- Developer: Electronic Arts
- Publisher: Electronic Arts
- Director: Charles London
- Producer: Byrt Martinez
- Designer: Sam Hart
- Programmer: Bob Flanagan
- Artist: Chuck Eyler
- Composer: Winifred Phillips
- Series: Sim
- Platforms: Nintendo DS, Wii
- Release: NA: January 21, 2009; EU: January 30, 2009; AU: February 5, 2009;
- Genre: Life simulation
- Modes: Single-player, multiplayer

= SimAnimals =

2009 video game

SimAnimals is a life simulation video game published by Electronic Arts for the Nintendo DS and Wii console systems. It was released on January 21, 2009, in North America. It was released on January 30, 2009, in Europe and on February 5, 2009, in Australia. A sequel, SimAnimals Africa, was released for Wii and Nintendo DS on October 27, 2009.

==Gameplay==
The game has the player in a similar role as in The Sims controlling a disembodied hand in which the player manipulates over 30 types of animals, and creates their habitat around them.
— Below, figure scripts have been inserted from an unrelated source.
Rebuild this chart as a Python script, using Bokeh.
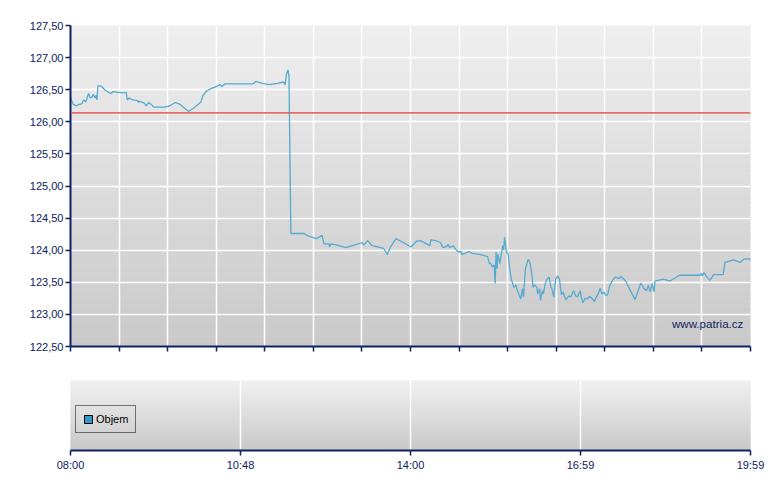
import numpy as np
from bokeh.plotting import figure
from bokeh.layouts import column
from bokeh.models import Range1d, FixedTicker, Span, Label, Legend, LegendItem
from bokeh.embed import file_html
from bokeh.resources import INLINE

# ---------------- data ----------------
times = [
    "08:00", "08:03", "08:06", "08:09", "08:12", "08:14", "08:16", "08:17", "08:18", "08:19",
    "08:21", "08:23", "08:24", "08:26", "08:27", "08:28", "08:29", "08:31", "08:33", "08:36",
    "08:40", "08:43", "08:45", "08:50", "08:56", "08:59", "09:00", "09:02", "09:06", "09:11",
    "09:12", "09:13", "09:18", "09:20", "09:23", "09:26", "09:28", "09:33", "09:40", "09:45",
    "09:51", "09:56",
    "10:00", "10:05", "10:10", "10:18", "10:20", "10:24", "10:29", "10:33", "10:38", "10:40",
    "10:43", "10:49", "11:07", "11:13", "11:16", "11:23", "11:30", "11:39", "11:45", "11:47",
    "11:48", "11:50", "11:51", "11:53",
    "11:56", "12:07", "12:10", "12:16", "12:20", "12:26", "12:28", "12:33", "12:34", "12:35",
    "12:42", "12:51", "13:00", "13:08", "13:10", "13:14", "13:19", "13:31", "13:35", "13:38",
    "13:44",
    "13:52", "14:00", "14:06", "14:10", "14:15", "14:20", "14:21", "14:26", "14:31", "14:34",
    "14:38", "14:39", "14:41", "14:45", "14:46", "14:48", "14:51", "14:53", "14:54", "14:57",
    "15:01", "15:05", "15:14", "15:21", "15:23",
    "15:24", "15:26", "15:28", "15:29", "15:30", "15:31", "15:32", "15:34", "15:35", "15:37",
    "15:38", "15:39", "15:41", "15:43", "15:44", "15:46", "15:49", "15:51", "15:52", "15:54",
    "15:56", "15:58", "15:59", "16:01", "16:04", "16:06", "16:08", "16:09", "16:11", "16:13",
    "16:14", "16:16", "16:17", "16:19", "16:20", "16:22", "16:24", "16:26", "16:28", "16:29",
    "16:31", "16:33", "16:35", "16:37", "16:39", "16:41", "16:42", "16:44", "16:47", "16:49",
    "16:52", "16:54", "16:56", "16:59", "17:00", "17:02", "17:04", "17:06", "17:09", "17:12",
    "17:14", "17:16", "17:18", "17:20", "17:22", "17:24", "17:26", "17:28", "17:30", "17:33",
    "17:36", "17:40",
    "17:42", "17:47", "17:51", "17:57", "17:59", "18:03", "18:06", "18:09", "18:11", "18:13",
    "18:15", "18:17", "18:18", "18:27", "18:34", "18:44", "19:06", "19:07", "19:08", "19:10",
    "19:13", "19:16", "19:20", "19:30", "19:32", "19:41", "19:48", "19:52", "19:58", "19:59",
]

prices = [
    126.37, 126.27, 126.25, 126.27, 126.28, 126.34, 126.31, 126.34, 126.39, 126.44,
    126.37, 126.39, 126.43, 126.37, 126.41, 126.34, 126.56, 126.56, 126.55, 126.50,
    126.46, 126.44, 126.47, 126.46, 126.45, 126.46, 126.34, 126.37, 126.34, 126.33,
    126.30, 126.32, 126.29, 126.25, 126.30, 126.26, 126.23, 126.23, 126.23, 126.25,
    126.30, 126.27,
    126.22, 126.16, 126.21, 126.31, 126.41, 126.48, 126.52, 126.54, 126.58, 126.55,
    126.59, 126.59, 126.59, 126.59, 126.63, 126.60, 126.58, 126.60, 126.62, 126.58,
    126.72, 126.81, 126.71, 124.26,
    124.26, 124.26, 124.23, 124.20, 124.18, 124.23, 124.10, 124.10, 124.05, 124.10,
    124.08, 124.04, 124.08, 124.12, 124.08, 124.15, 124.07, 124.03, 123.93, 124.04,
    124.18,
    124.12, 124.05, 124.14, 124.15, 124.11, 124.07, 124.16, 124.15, 124.12, 124.04,
    124.06, 124.09, 124.04, 124.07, 124.04, 124.00, 123.97, 123.98, 123.93, 123.95,
    123.98, 123.95, 123.93, 123.90, 123.79,
    123.80, 123.74, 123.77, 123.48, 123.97, 123.71, 123.94, 123.79, 123.89, 124.07,
    124.00, 124.20, 123.97, 123.93, 123.76, 123.55, 123.42, 123.46, 123.39, 123.32,
    123.24, 123.40, 123.27, 123.71, 123.86, 123.80, 123.61, 123.42, 123.46, 123.42,
    123.32, 123.40, 123.22, 123.37, 123.32, 123.48, 123.55, 123.58, 123.42, 123.40,
    123.27, 123.55, 123.60, 123.55, 123.31, 123.35, 123.29, 123.23, 123.29, 123.27,
    123.37, 123.29, 123.27, 123.37, 123.27, 123.18, 123.25, 123.24, 123.28, 123.24,
    123.20, 123.27, 123.32, 123.41, 123.32, 123.35, 123.29, 123.31, 123.44, 123.53,
    123.58, 123.56,
    123.59, 123.52, 123.40, 123.23, 123.32, 123.49, 123.41, 123.37, 123.45, 123.35,
    123.48, 123.35, 123.52, 123.55, 123.52, 123.61, 123.61, 123.64, 123.60, 123.65,
    123.58, 123.53, 123.62, 123.62, 123.81, 123.85, 123.81, 123.86, 123.87, 123.84,
]

prev_close = 126.14

# volume panel (no volume bars are shown in the chart)
volume_times = []
volume = []

y_ticks = [122.5, 123.0, 123.5, 124.0, 124.5, 125.0, 125.5, 126.0, 126.5, 127.0, 127.5]
y_labels = ["122,50", "123,00", "123,50", "124,00", "124,50", "125,00",
            "125,50", "126,00", "126,50", "127,00", "127,50"]
session_open = "08:00"
session_close = "19:59"
x_labels = ["08:00", "10:48", "14:00", "16:59", "19:59"]
watermark = "www.patria.cz"
legend_label = "Objem"

assert len(times) == len(prices)

# ---------------- helpers ----------------
def to_min(s):
    h, m = map(int, s.split(":"))
    o_h, o_m = map(int, session_open.split(":"))
    return (h - o_h) * 60 + (m - o_m)

x = [to_min(t) for t in times]
x_end = to_min(session_close)

NAVY = "#0e2260"
FONT = "Liberation Sans"
LINE = "#55aad2"
VOL_COLOR = "#3399cc"


def gradient(p, y0, y1, top_rgb, bot_rgb, n=60):
    edges = np.linspace(y0, y1, n + 1)
    cols = []
    for i in range(n):
        f = (i + 0.5) / n
        c = [int(round(b + (t - b) * f)) for t, b in zip(top_rgb, bot_rgb)]
        cols.append("#%02x%02x%02x" % tuple(c))
    p.quad(left=-50, right=x_end + 50, bottom=edges[:-1], top=edges[1:],
           fill_color=cols, line_color=cols, line_width=1, level="image")


def style_axis(ax):
    ax.axis_line_color = NAVY
    ax.axis_line_width = 2
    ax.major_tick_line_color = NAVY
    ax.major_tick_line_width = 1.5
    ax.major_tick_out = 5
    ax.major_tick_in = 0
    ax.minor_tick_line_color = None
    ax.major_label_text_color = NAVY
    ax.major_label_text_font = FONT
    ax.major_label_text_font_size = "11px"


# ---------------- price chart ----------------
p1 = figure(width=772, height=358, x_range=Range1d(0, x_end),
            y_range=Range1d(y_ticks[0], y_ticks[-1]),
            output_backend="svg", toolbar_location=None,
            min_border_left=70, min_border_right=22, min_border_top=25,
            min_border_bottom=12)
p1.outline_line_color = None
p1.border_fill_color = "white"
gradient(p1, y_ticks[0], y_ticks[-1], (239, 239, 239), (201, 201, 201))

p1.yaxis.ticker = FixedTicker(ticks=y_ticks)
p1.yaxis.major_label_overrides = {t: l for t, l in zip(y_ticks, y_labels)}
style_axis(p1.yaxis[0])
p1.yaxis.major_label_standoff = 2

top_ticks = list(np.linspace(0, x_end, 15))
p1.xaxis.ticker = FixedTicker(ticks=top_ticks)
style_axis(p1.xaxis[0])
p1.xaxis.major_label_overrides = {t: "" for t in top_ticks}
p1.xaxis.major_label_standoff = 0

p1.xgrid.ticker = FixedTicker(ticks=top_ticks)
p1.ygrid.ticker = FixedTicker(ticks=y_ticks)
for g in (p1.xgrid[0], p1.ygrid[0]):
    g.grid_line_color = "white"
    g.grid_line_width = 1.5

p1.add_layout(Span(location=prev_close, dimension="width",
                   line_color="#e5403a", line_width=1.2))
p1.line(x, prices, line_color=LINE, line_width=1.3)

p1.add_layout(Label(x=711.5, y=122.86, text=watermark, text_align="right",
                    text_baseline="middle", text_font=FONT,
                    text_font_size="11.6px", text_color=NAVY))

# ---------------- volume panel ----------------
p2 = figure(width=772, height=122, x_range=p1.x_range, y_range=Range1d(0, 1),
            output_backend="svg", toolbar_location=None,
            min_border_left=70, min_border_right=22, min_border_top=22,
            min_border_bottom=30)
p2.outline_line_color = None
p2.border_fill_color = "white"
gradient(p2, 0, 1, (240, 240, 240), (200, 200, 200), n=30)
p2.yaxis.visible = False
p2.ygrid.visible = False

bottom_ticks = list(np.linspace(0, x_end, 5))
p2.xaxis.ticker = FixedTicker(ticks=bottom_ticks)
p2.xaxis.major_label_overrides = {t: l for t, l in zip(bottom_ticks, x_labels)}
style_axis(p2.xaxis[0])
p2.xaxis.major_label_standoff = 3
p2.xgrid.ticker = FixedTicker(ticks=bottom_ticks)
p2.xgrid.grid_line_color = "white"
p2.xgrid.grid_line_width = 1.5

# the (empty) volume series
p2.vbar(x=volume_times, top=volume, width=1,
        fill_color=VOL_COLOR, line_color="black", line_width=1)
# legend swatch proxy (NaN, draws nothing in the plot area)
swatch = p2.vbar(x=[np.nan], top=[np.nan], width=1,
                 fill_color=VOL_COLOR, line_color="black", line_width=1)
legend = Legend(items=[LegendItem(label=legend_label, renderers=[swatch])],
                location=(5, 17), border_line_color="black", border_line_width=1,
                background_fill_alpha=0, label_text_font=FONT,
                label_text_font_size="11px", label_text_color="black",
                glyph_width=10, glyph_height=10, label_height=12,
                label_standoff=3, padding=7, margin=0)
p2.add_layout(legend, "center")

layout = column(p1, p2, spacing=0)
open("out.html", "w").write(file_html(layout, INLINE))
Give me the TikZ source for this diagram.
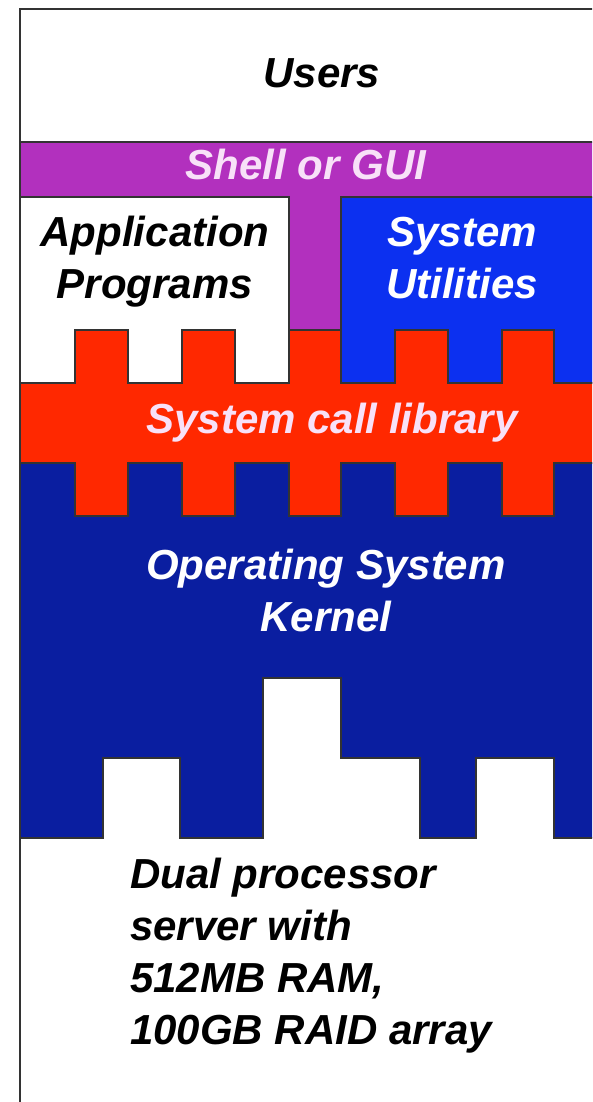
\documentclass[tikz,border=0pt]{standalone}
\usepackage{fontspec}
\setmainfont{Liberation Sans}
\definecolor{shellpurple}{RGB}{178,48,190}
\definecolor{callred}{RGB}{255,40,0}
\definecolor{utilblue}{RGB}{12,48,240}
\definecolor{kernelblue}{RGB}{10,30,160}
\definecolor{shelltext}{RGB}{248,225,248}

\begin{document}
\begin{tikzpicture}[x=1pt, y=-1pt,
  layer/.style={draw=black!80, line width=1.3pt},
  lbl/.style={font=\bfseries\itshape\fontsize{42}{52}\selectfont, align=center, inner sep=0pt}]
\useasboundingbox (0,0) rectangle (592,1102);
\clip (0,0) rectangle (592,1102);

% Layers, from top to bottom
\fill [white] (20,9) rectangle (600,1110);
\filldraw [layer, fill=shellpurple] (20,142) rectangle (600,383);
\filldraw [layer, fill=white] (20,197) rectangle (289,383);
\filldraw [layer, fill=utilblue] (341,197) rectangle (600,383);

% Kernel with the hardware notches
\filldraw [layer, fill=kernelblue] (20,463) -- (600,463) -- (600,838) -- (554,838) -- (554,758) -- (476,758) -- (476,838)
  -- (420,838) -- (420,758) -- (341,758) -- (341,678) -- (263,678) -- (263,838) -- (180,838) -- (180,758)
  -- (103,758) -- (103,838) -- (20,838) -- cycle;

% System call library with its teeth
\filldraw [layer, fill=callred] (20,383) -- (75,383) -- (75,330) -- (128,330) -- (128,383) -- (182,383) -- (182,330)
  -- (235,330) -- (235,383) -- (289,383) -- (289,330) -- (341,330) -- (341,383) -- (395,383) -- (395,330)
  -- (448,330) -- (448,383) -- (502,383) -- (502,330) -- (554,330) -- (554,383) -- (600,383)
  -- (600,463) -- (554,463) -- (554,516) -- (502,516) -- (502,463) -- (448,463) -- (448,516) -- (395,516)
  -- (395,463) -- (341,463) -- (341,516) -- (289,516) -- (289,463) -- (235,463) -- (235,516) -- (182,516)
  -- (182,463) -- (128,463) -- (128,516) -- (75,516) -- (75,463) -- (20,463) -- cycle;

% Frame
\draw [black!80, line width=1.5pt] (20,1110) -- (20,9) -- (600,9);

% Labels
\node (users) at (322,88) [lbl, anchor=base] {Users};
\node (shell) at (306,180) [lbl, anchor=base, text=shelltext] {Shell or GUI};
\node (apps) at (155,262) [lbl] {Application\\Programs};
\node (utils) at (462,258) [lbl, text=white] {System\\Utilities};
\node (syscall) at (332,433) [lbl, anchor=base, text=shelltext] {System call library};
\node (kernel) at (326,590) [lbl, text=white] {Operating System\\Kernel};
\node (hardware) at (130,956) [lbl, anchor=west, align=left] {Dual processor\\server with\\512MB RAM,\\100GB RAID array};
\end{tikzpicture}
\end{document}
The animals evolve personalities depending on how the user treats (or mistreats) them.

The players can use the animals to solve challenges and achieve goals by discovering secrets, unlocking forest areas and uncovering one-of-a-kind objects and wild animals, some with special abilities, by having the animals successfully complete tasks.

After a certain number of achievement points are earned in the DS version, the player can blow into the DS microphone, creating wind for the pickup of berries.

The players can pick up anything in the forest including trees, flowers, other plants, animals, water, logs, and rocks.

The game contains more than 30 species of animals from the Northern Hemisphere.

Electronics retailer Best Buy offered an exclusive in-game animal (panda, red panda, and ferret for Wii, electric squirrel for DS) with purchase during the initial US release of the game.

==Development==
===Soundtrack===

The music for SimAnimals was composed by Winifred Phillips and produced by Winnie Waldron.

The music from the game was released on January 13, 2009, as a digital download album by E.A.R.S. EA Recordings. The SimAnimals soundtrack album was released to positive reviews and high scores, including a 9.5 out of 10 from Michael Pascua of The Celebrity Cafe, a 90 out of 100 from Jeremy Hill of Gamertell, and a 9 out of 10 from the music review site VGM Rush.

==Reception==
SimAnimals has a score of 60% on Metacritic, which indicates mixed or average reviews, and 69% on GameRankings.

IGN gave the game a 5.3, writing, "The Sims franchise is insanely popular for a reason, and growing a community, whether it be man or animal, is rewarding. But no effort has been put into the presentation here. The game doesn't run smoothly, the forest is unattractive, and the controls aren't user-friendly. The game garnered some positive reviews. USA Today awarded SimAnimals 5 stars out of 5. Reviewer Jinny Gudmundsen wrote, "[SimAnimals] is a fascinating experience that is hard to put down... There are many things that make this game compelling, including the outstanding graphics, music and artificial intelligence, but the most attractive feature is that the game lets you explore the delicate balances found in nature.